THE EXERCISE:
Leave out every picture, then output exactly the lines between the ones holding "Generate a Python" and "line=dict(width=0))))", inclusive, and nothing beyond them.

INFORMATION SUPPLIED:
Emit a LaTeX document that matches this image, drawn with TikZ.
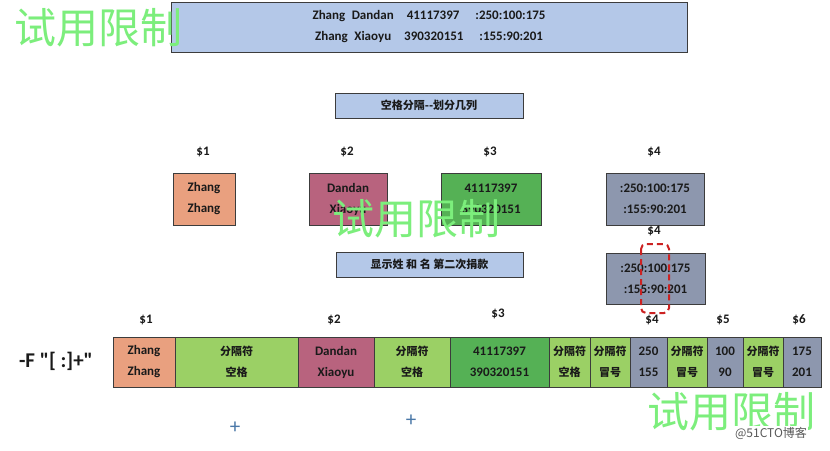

* * *

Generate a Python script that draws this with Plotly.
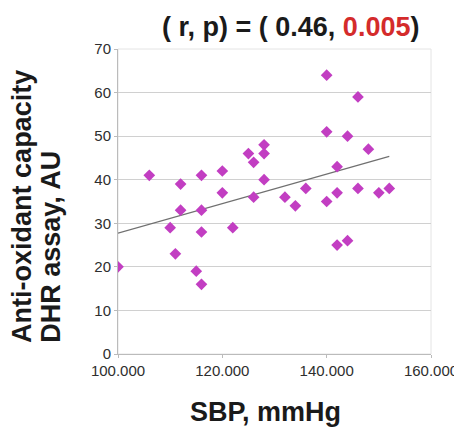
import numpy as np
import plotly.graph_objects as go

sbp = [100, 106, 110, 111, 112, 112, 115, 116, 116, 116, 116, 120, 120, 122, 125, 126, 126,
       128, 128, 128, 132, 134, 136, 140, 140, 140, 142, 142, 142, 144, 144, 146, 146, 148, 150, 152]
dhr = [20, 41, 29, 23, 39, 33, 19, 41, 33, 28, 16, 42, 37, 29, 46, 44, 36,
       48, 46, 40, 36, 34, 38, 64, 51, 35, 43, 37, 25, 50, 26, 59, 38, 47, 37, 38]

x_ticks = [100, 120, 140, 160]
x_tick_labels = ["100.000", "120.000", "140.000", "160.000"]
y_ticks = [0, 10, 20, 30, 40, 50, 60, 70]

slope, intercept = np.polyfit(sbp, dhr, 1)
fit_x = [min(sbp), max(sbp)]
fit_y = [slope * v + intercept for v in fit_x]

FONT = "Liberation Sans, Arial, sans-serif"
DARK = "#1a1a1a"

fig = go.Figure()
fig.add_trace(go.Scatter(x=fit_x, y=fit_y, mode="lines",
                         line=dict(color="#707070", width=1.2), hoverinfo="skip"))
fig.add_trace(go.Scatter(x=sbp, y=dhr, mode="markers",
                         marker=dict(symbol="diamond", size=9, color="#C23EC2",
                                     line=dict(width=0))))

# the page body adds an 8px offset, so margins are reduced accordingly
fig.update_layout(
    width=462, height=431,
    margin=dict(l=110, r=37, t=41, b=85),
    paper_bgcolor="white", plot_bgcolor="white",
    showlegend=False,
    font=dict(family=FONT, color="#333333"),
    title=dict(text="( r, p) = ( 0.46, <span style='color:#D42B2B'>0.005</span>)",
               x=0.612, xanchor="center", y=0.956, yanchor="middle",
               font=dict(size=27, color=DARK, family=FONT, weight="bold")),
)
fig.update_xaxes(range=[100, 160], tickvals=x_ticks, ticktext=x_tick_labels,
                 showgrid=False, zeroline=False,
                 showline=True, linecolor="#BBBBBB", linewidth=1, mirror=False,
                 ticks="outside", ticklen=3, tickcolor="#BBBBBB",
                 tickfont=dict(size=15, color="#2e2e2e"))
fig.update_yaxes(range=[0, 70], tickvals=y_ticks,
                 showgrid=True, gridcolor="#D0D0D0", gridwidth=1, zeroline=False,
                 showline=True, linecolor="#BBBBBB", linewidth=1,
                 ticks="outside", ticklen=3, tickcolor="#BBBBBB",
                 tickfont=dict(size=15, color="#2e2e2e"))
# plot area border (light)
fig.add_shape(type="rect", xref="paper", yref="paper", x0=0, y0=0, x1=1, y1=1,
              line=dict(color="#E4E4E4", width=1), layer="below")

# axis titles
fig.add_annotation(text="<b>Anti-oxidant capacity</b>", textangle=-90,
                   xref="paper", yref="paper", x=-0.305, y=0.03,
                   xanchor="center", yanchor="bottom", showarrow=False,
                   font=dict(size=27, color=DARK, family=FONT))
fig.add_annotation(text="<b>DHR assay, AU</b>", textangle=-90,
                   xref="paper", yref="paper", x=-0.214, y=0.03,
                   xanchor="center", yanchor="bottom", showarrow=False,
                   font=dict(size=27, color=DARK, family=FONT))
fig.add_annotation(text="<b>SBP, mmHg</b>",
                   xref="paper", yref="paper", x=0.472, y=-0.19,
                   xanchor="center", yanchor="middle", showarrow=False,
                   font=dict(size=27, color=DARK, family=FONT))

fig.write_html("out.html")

==

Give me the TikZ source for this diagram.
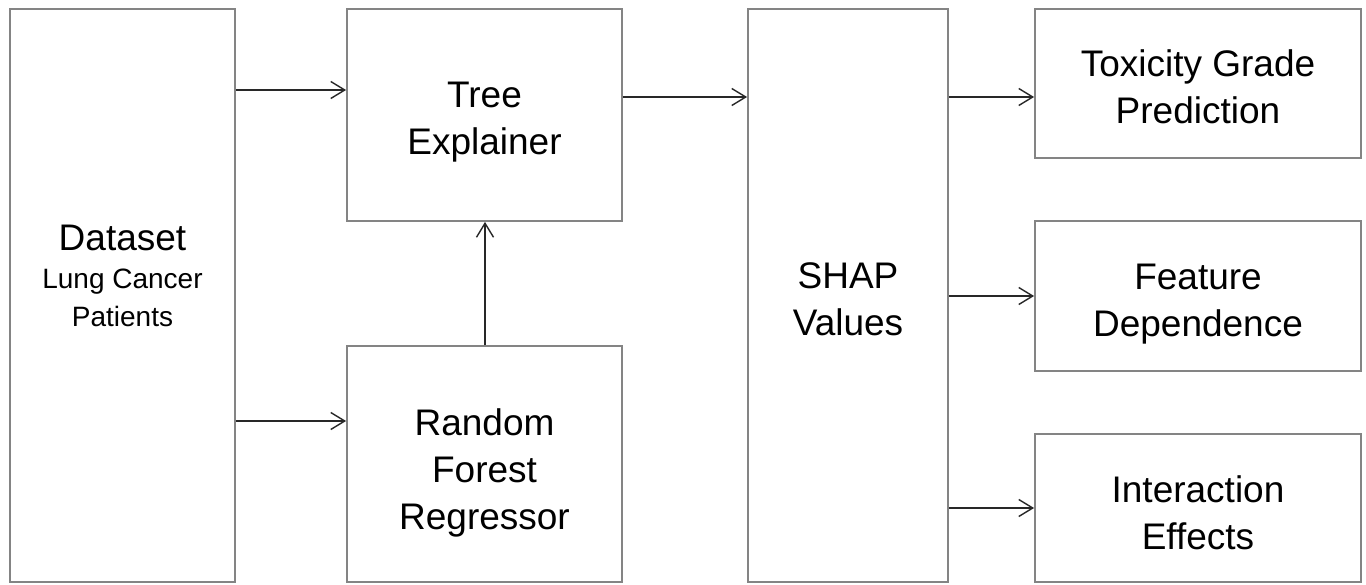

EXERCISE SOLUTION:
Generate a Python script that draws this with Plotly.
import numpy as np
import plotly.graph_objects as go

sbp = [100, 106, 110, 111, 112, 112, 115, 116, 116, 116, 116, 120, 120, 122, 125, 126, 126,
       128, 128, 128, 132, 134, 136, 140, 140, 140, 142, 142, 142, 144, 144, 146, 146, 148, 150, 152]
dhr = [20, 41, 29, 23, 39, 33, 19, 41, 33, 28, 16, 42, 37, 29, 46, 44, 36,
       48, 46, 40, 36, 34, 38, 64, 51, 35, 43, 37, 25, 50, 26, 59, 38, 47, 37, 38]

x_ticks = [100, 120, 140, 160]
x_tick_labels = ["100.000", "120.000", "140.000", "160.000"]
y_ticks = [0, 10, 20, 30, 40, 50, 60, 70]

slope, intercept = np.polyfit(sbp, dhr, 1)
fit_x = [min(sbp), max(sbp)]
fit_y = [slope * v + intercept for v in fit_x]

FONT = "Liberation Sans, Arial, sans-serif"
DARK = "#1a1a1a"

fig = go.Figure()
fig.add_trace(go.Scatter(x=fit_x, y=fit_y, mode="lines",
                         line=dict(color="#707070", width=1.2), hoverinfo="skip"))
fig.add_trace(go.Scatter(x=sbp, y=dhr, mode="markers",
                         marker=dict(symbol="diamond", size=9, color="#C23EC2",
                                     line=dict(width=0))))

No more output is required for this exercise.